Authored by jmellorcrummey on Jul 16 2015, 6:04 AM.

Details

Summary

This patch makes it possible for a performance tool that uses call stack unwinding to map implementation-level call stacks from master and worker threads into a unified global view. There are several components to this patch.

include/*/ompt.h.var

  • Add a new enumeration type that indicates whether the code for a master task for a parallel region is invoked by the user program or the runtime system
  • Change the signature for OMPT parallel begin/end callbacks to indicate whether the master task will be invoked by the program or the runtime system. This enables a performance tool using call stack unwinding to handle these two cases differently. For this case, profiler that uses call stack unwinding needs to know that the call path prefix for the master task may differ from those available within the begin/end callbacks if the program invokes tha master.

kmp.h

  • Change the signature for __kmp_join_call to take an additional parameter indicating the fork_context type. This is needed to supply the OMPT parallel end callback with information about whether the compiler or the runtime invoked the master task for a parallel region.

kmp_csupport.c

  • Ensure that the OMPT task frame field reenter_runtime_frame is properly set and cleared before and after calls to fork and join threads for a parallel region.
  • Adjust the code for the new signature for __kmp_join_call.
  • Adjust the OMPT parallel begin callback invocations to carry the extra parameter indicating whether the program or the runtime invokes the master task for a parallel region.

kmp_gsupport.c

  • Apply all of the analogous changes described for kmp_csupport.c for the GOMP interface
  • Add OMPT support for the GOMP combined parallel region + loop API to maintain the OMPT task frame field reenter_runtime_frame.

kmp_runtime.c:

  • Use the new information passed by __kmp_join_call to adjust the OMPT parallel end callback invocations to carry the extra parameter indicating whether the program or the runtime invokes the master task for a parallel region.

ompt_internal.h:

  • Use the flavor of the parallel region API (GNU or Intel) to determine who invokes the master task.

Diff Detail

Event Timeline

jmellorcrummey retitled this revision from to Fix OMPT support for task frames for parallel regions and parallel regions + loops.
jmellorcrummey updated this object.
jmellorcrummey added reviewers: jcownie, jlpeyton.

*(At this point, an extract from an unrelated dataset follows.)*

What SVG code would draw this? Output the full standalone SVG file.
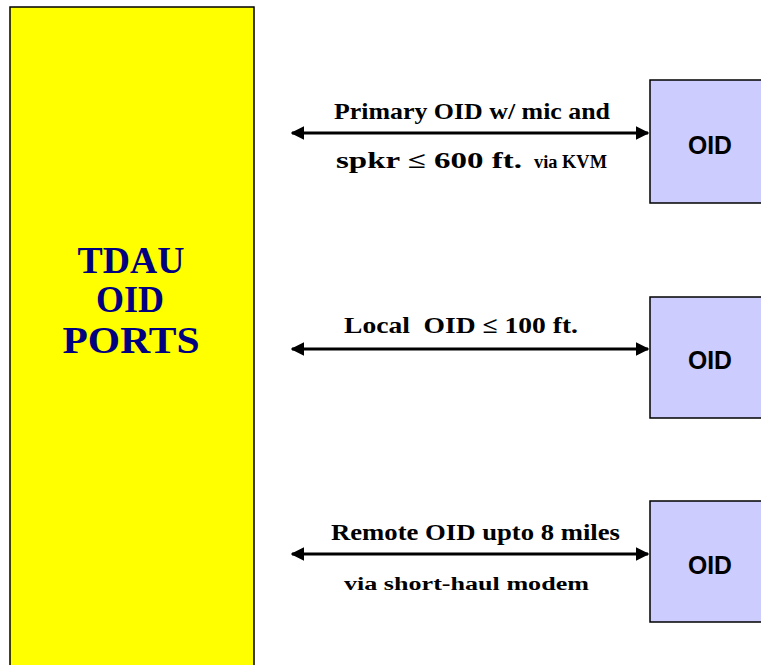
<svg xmlns="http://www.w3.org/2000/svg" width="761" height="665" viewBox="0 0 761 665">
<style>
.lbl{font-family:"Liberation Serif",serif;font-weight:bold;font-size:23px;fill:#000}
.sm{font-size:18px}
.oid{font-family:"Liberation Sans",Arial,sans-serif;font-weight:bold;font-size:25px;fill:#000}
.tdau{font-family:"Liberation Serif",serif;font-weight:bold;font-size:37px;fill:#000080}
.box{fill:#CCCCFF;stroke:#000;stroke-width:1.5}
.conn{stroke:#000;stroke-width:3;fill:none;marker-start:url(#ah);marker-end:url(#ah)}
</style>
<defs>
<marker id="ah" viewBox="0 0 10 10" refX="9" refY="5" markerWidth="4.5" markerHeight="4.5" orient="auto-start-reverse" markerUnits="strokeWidth">
<path d="M0,0 L10,5 L0,10 z" fill="#000"/>
</marker>
</defs>
<rect width="761" height="665" fill="#fff"/>
<g id="tdau">
<rect x="10" y="7" width="244" height="670" fill="#FFFF00" stroke="#000" stroke-width="1.5"/>
<text class="tdau" text-anchor="middle"><tspan x="131" y="273" textLength="107" lengthAdjust="spacingAndGlyphs">TDAU</tspan></text>
<text class="tdau" text-anchor="middle"><tspan x="130" y="312" textLength="68" lengthAdjust="spacingAndGlyphs">OID</tspan></text>
<text class="tdau" text-anchor="middle"><tspan x="131" y="353" textLength="137" lengthAdjust="spacingAndGlyphs">PORTS</tspan></text>
</g>
<g id="oid1">
<rect class="box" x="650" y="80" width="120" height="123"/>
<text class="oid" x="710" y="154" text-anchor="middle" textLength="44" lengthAdjust="spacingAndGlyphs">OID</text>
</g>
<g id="oid2">
<rect class="box" x="650" y="297" width="120" height="121"/>
<text class="oid" x="710" y="369" text-anchor="middle" textLength="44" lengthAdjust="spacingAndGlyphs">OID</text>
</g>
<g id="oid3">
<rect class="box" x="650" y="501" width="120" height="121"/>
<text class="oid" x="710" y="574" text-anchor="middle" textLength="44" lengthAdjust="spacingAndGlyphs">OID</text>
</g>
<g id="connectors">
<line class="conn" x1="292" y1="133" x2="648" y2="133"/>
<line class="conn" x1="292" y1="349" x2="648" y2="349"/>
<line class="conn" x1="292" y1="554" x2="648" y2="554"/>
</g>
<g id="labels">
<text class="lbl" x="334" y="119" textLength="276" lengthAdjust="spacingAndGlyphs">Primary OID w/ mic and</text>
<text class="lbl" x="336" y="168" textLength="186" lengthAdjust="spacingAndGlyphs">spkr ≤ 600 ft.</text>
<text class="lbl sm" x="534" y="168" textLength="73" lengthAdjust="spacingAndGlyphs">via KVM</text>
<text class="lbl" x="344" y="333" textLength="234" lengthAdjust="spacingAndGlyphs" xml:space="preserve">Local  OID ≤ 100 ft.</text>
<text class="lbl" x="331" y="540" textLength="289" lengthAdjust="spacingAndGlyphs">Remote OID upto 8 miles</text>
<text class="lbl sm" x="344" y="590" textLength="245" lengthAdjust="spacingAndGlyphs">via short-haul modem</text>
</g>
</svg>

Besides the #if 0 around the assert only some minor issues about indention. I don't know how rigid we should be with this...

runtime/src/kmp_gsupport.c
493

Indention

522

Looks like 3 space indention while there is 4 space indention around...

546

Indention

554

Indention

runtime/src/kmp_runtime.c
2094

This probably shouldn't be here, it's part of another issue...

jmellorcrummey added inline comments.Jul 16 2015, 6:54 AM
runtime/src/kmp_gsupport.c
554

The indentation anomalies came from working with vi, which used tabs rather than spaces. I can update the diff if this warrants it.

runtime/src/kmp_runtime.c
2094

I don't quite know how to handle this. The runtime works though I have test codes that cause the assert to trip. In my development version, I patched out the assert pending patches from Intel. Is leaving in the broken assert preferable? Should I delete the assert entirely and let Intel restore a variant of it later after they have altered the runtime to ensure that the condition is true?

AndreyChurbanov added inline comments.
runtime/src/kmp_runtime.c
2094

John, I think that either #if0 or temporarily removing the assertion should work fine. But please do this as a separate patch, because it is indeed not related to the OMPT changes. We will then restore the assertion with the patch that fixes the reason of it.

Address concerns about indentation.

Remove #if 0 around a problematic assertion, which is a separate issue from the purpose of this patch.

Hahnfeld accepted this revision.Jul 16 2015, 11:35 PM
Hahnfeld added a reviewer: Hahnfeld.

LGTM (if I'm allowed to say...)

No regressions with test suite and finally fixes some of the errors with GCC and ompt_get_task_frame.

This revision is now accepted and ready to land.Jul 16 2015, 11:35 PM
This revision was automatically updated to reflect the committed changes.